ESTELITA HASS CARAZZAI
DE WASHINGTON

O presidente dos Estados Unidos, Donald Trump, acaba de completar um ano na Casa Branca com uma das menores taxas de aprovação em tal período. Além disso, enfrenta acusações de incapacidade mental, especulações sobre impeachment e uma investigação do FBI por conspiração com a Rússia.

Mas pelo menos uma área lhe trouxe boas notícias: a economia. Em tuítes, o republicano se gaba de ter gerado "BILHÕES E BILHÕES" de dólares (assim mesmo, em superlativas maiúsculas) em renda e empregos.

De fato, o país tem vivido uma bonança. A economia americana cresceu cerca de 3% em 2017, a taxa de desemprego caiu a 4% e a inflação está na casa dos 2%.

O governo teve suas conquistas: aprovou a primeira reforma tributária do país em 30 anos, que reduziu o imposto para empresas de 35% para 21%, e iniciou uma cruzada antirregulamentações, que incluiu uma cerimônia cênica com pilhas de papel e o corte de uma fita vermelha —na gíria do inglês, a tira de tecido dessa cor encarna o excesso de burocracia estatal.

Mas economistas ouvidos pela Folha afirmam que boa parte da bonança veio por inércia. "Trump herdou uma economia muito bem arrumadinha, que já vinha crescendo", comenta a economista Monica de Bolle, pesquisadora sênior do Peterson Institute, em Washington.

Ao longo dos últimos anos, o ex-presidente Barack Obama, que assumiu em meio aos ecos da crise de 2008, conseguiu retomar o crescimento econômico e regular novamente os mercados.

Além disso, o bom desempenho de outras economias mundiais, como China e Japão, ajuda os EUA.

"Lógico que é preciso dar crédito ao que Trump tem feito", pondera o economista Desmond Lachman, pesquisador do American Enterprise Institute.

Além de não desarrumar a casa e dar continuidade à política monetária do antecessor, Trump melhorou a competitividade do país com a reforma tributária, considerada seu principal triunfo.
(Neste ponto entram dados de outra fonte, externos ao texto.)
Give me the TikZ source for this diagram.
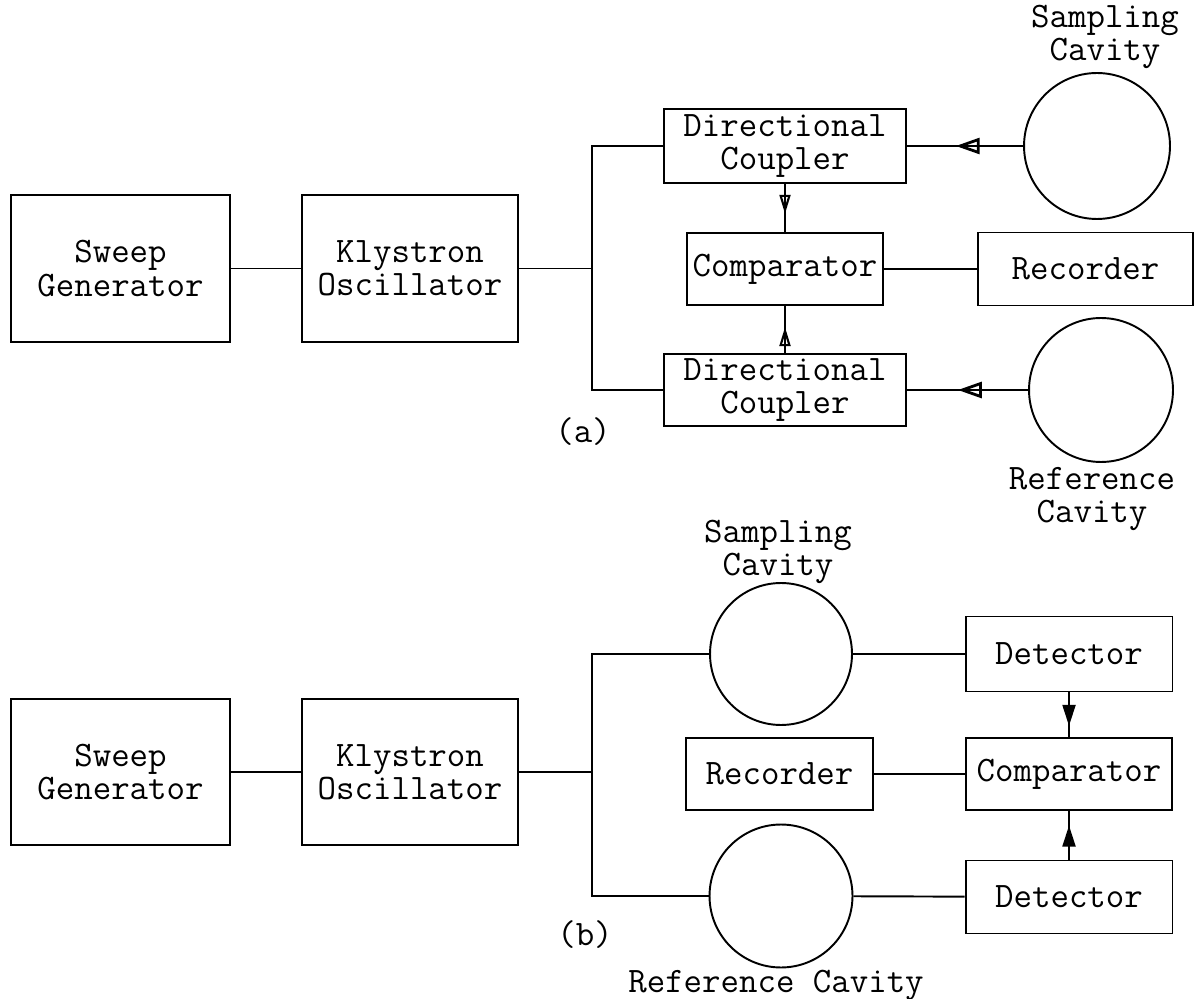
\documentclass[tikz,border=0pt]{standalone}
\usetikzlibrary{arrows.meta}
\usetikzlibrary{decorations.markings}

\begin{document}
\begin{tikzpicture}[
  x=0.02cm, y=-0.02cm, line width=1.1pt,
  every node/.style={font=\ttfamily\fontsize{20.4}{19}\selectfont, inner sep=0pt},
  box/.style={draw, rectangle, align=center},
  cavity/.style={draw, circle},
  lbl/.style={align=center},
  opentip/.style={postaction={decorate}, decoration={markings,
    mark=at position #1 with {\arrow{Triangle[open, length=0.48cm, width=0.32cm, line width=1.6pt]}}}},
  slimtip/.style={postaction={decorate}, decoration={markings,
    mark=at position #1 with {\arrow{Triangle[open, length=0.38cm, width=0.22cm, line width=1.2pt]}}}},
  filltip/.style={postaction={decorate}, decoration={markings,
    mark=at position #1 with {\arrow{Triangle[length=0.42cm, width=0.26cm]}}}}
]
\useasboundingbox (0,0) rectangle (1196,999);

% (a)
\node[box, minimum width=4.38cm, minimum height=2.94cm] (sga) at (120.5,268.5) {Sweep\\Generator};
\node[box, minimum width=4.32cm, minimum height=2.94cm] (koa) at (410,268.5) {Klystron\\Oscillator};
\node[box, minimum width=4.84cm, minimum height=1.48cm] (dcu) at (785,146) {Directional\\Coupler};
\node[box, minimum width=3.92cm, minimum height=1.44cm] (cpa) at (785,269) {Comparator};
\node[box, minimum width=4.84cm, minimum height=1.44cm] (dcl) at (785,390) {Directional\\Coupler};
\node[box, minimum width=4.3cm, minimum height=1.46cm] (rca) at (1085.5,269) {Recorder};
\node[cavity, minimum size=2.92cm] (sca) at (1097,146) {};
\node[cavity, minimum size=2.88cm] (rfa) at (1101,390) {};
\node[lbl] (sclbla) at (1105,37) {Sampling\\Cavity};
\node[lbl] (rflbla) at (1092,499) {Reference\\Cavity};
\node (taga) at (583,432) {(a)};
\coordinate (ja) at (592,268.5);

\draw (sga) -- (koa);
\draw (koa) -- (ja);
\draw (dcu.west) -| (ja) |- (dcl.west);
\draw[slimtip=0.62] (dcu) -- (cpa);
\draw[slimtip=0.55] (dcl) -- (cpa);
\draw (cpa) -- (rca);
\draw[opentip=0.58] (sca) -- (dcu);
\draw[opentip=0.58] (rfa) -- (dcl);

% (b)
\node[box, minimum width=4.38cm, minimum height=2.92cm] (sgb) at (120.5,772) {Sweep\\Generator};
\node[box, minimum width=4.32cm, minimum height=2.92cm] (kob) at (410,772) {Klystron\\Oscillator};
\node[cavity, minimum size=2.84cm] (scb) at (781,654) {};
\node[cavity, minimum size=2.86cm] (rfb) at (781,896) {};
\node[box, minimum width=4.14cm, minimum height=1.5cm] (dtu) at (1069,654) {Detector};
\node[box, minimum width=4.12cm, minimum height=1.44cm] (cpb) at (1069,774) {Comparator};
\node[box, minimum width=3.74cm, minimum height=1.44cm] (rcb) at (779.5,774) {Recorder};
\node[box, minimum width=4.14cm, minimum height=1.46cm] (dtl) at (1069,897) {Detector};
\node[lbl] (sclblb) at (778,552) {Sampling\\Cavity};
\node[lbl] (rflblb) at (776,985) {Reference Cavity};
\node (tagb) at (585,935) {(b)};
\coordinate (jb) at (592,772);

\draw (sgb) -- (kob);
\draw (kob) -- (jb);
\draw (scb.west) -| (jb) |- (rfb.west);
\draw (scb) -- (dtu);
\draw (rfb) -- (dtl);
\draw (rcb) -- (cpb);
\draw[filltip=0.75] (dtu) -- (cpb);
\draw[filltip=0.7] (dtl) -- (cpb);
\end{tikzpicture}
\end{document}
As empresas passaram a ter alíquotas comparáveis às de outros países desenvolvidos.

Já a diminuição de regulações alivia as corporações e as encoraja a investir, segundo Lachman.

É difícil quantificar se isso já teve efeitos práticos. Trump atribuiu recentes anúncios de investimentos de Apple, Walmart e AT&T à reforma tributária, aprovada em dezembro. "É prematuro afirmar isso", analisa Bolle, para quem o discurso é "só propaganda".

Mas os especialistas concordam que as mudanças geram euforia nos mercados e no eleitorado. "As pessoas gostam de ver o desemprego em baixa, a Bolsa em alta", diz Lachman, para quem o estado da economia é um ativo político do presidente e pode ajudar a elevar seu baixo índice de aprovação —hoje, em 38%, segundo o instituto Gallup.
A questão, segundo o economista, é saber se essa maré é sustentável.

RISCOS

Lachman compara a atual situação a um "pico de açúcar", normalmente sucedido por uma queda abrupta. Na economia, isso seria comparável a uma nova bolha, como a de 2008.

Estimular a economia em um momento de crescimento ajuda a precipitar esse pico, segundo o especialista. No médio prazo, o corte de impostos de Trump deve, por exemplo, aumentar o déficit do governo —justamente o contrário do que é esperado num período de bonança. Já o esforço antirregulatório pode bagunçar o mercado, em especial no setor financeiro.

No curto prazo, a principal ameaça está nas promessas de Trump de alterar acordos de comércio internacional.

O republicano quer reduzir os déficits comerciais com países como México e China —pauta que não faz sentido, segundo Bolle.

"É uma visão muito estreita, completamente equivocada", diz a economista. Segundo ela, há questões estruturais que justificam o déficit dos EUA, como a busca por matéria-prima na China.

Mas Trump criou uma "narrativa política", ainda que sem fundamento. Nela, o déficit é o motivo pelo qual alguns americanos não têm emprego, segundo Lachman.

A simples intenção do republicano de mexer em acordos comerciais gera incertezas e já afeta o humor de parceiros internacionais. Se ele efetivamente impuser mudanças no Nafta, por exemplo, ou tarifar produtos chineses, as consequências para a economia americana serão "muito, muito ruins", de acordo com Lachman.

Nesta semana, Trump deve divulgar sua política de "América primeiro" no Fórum Econômico Mundial, em Davos. Será o primeiro presidente americano a ir ao evento desde Bill Clinton.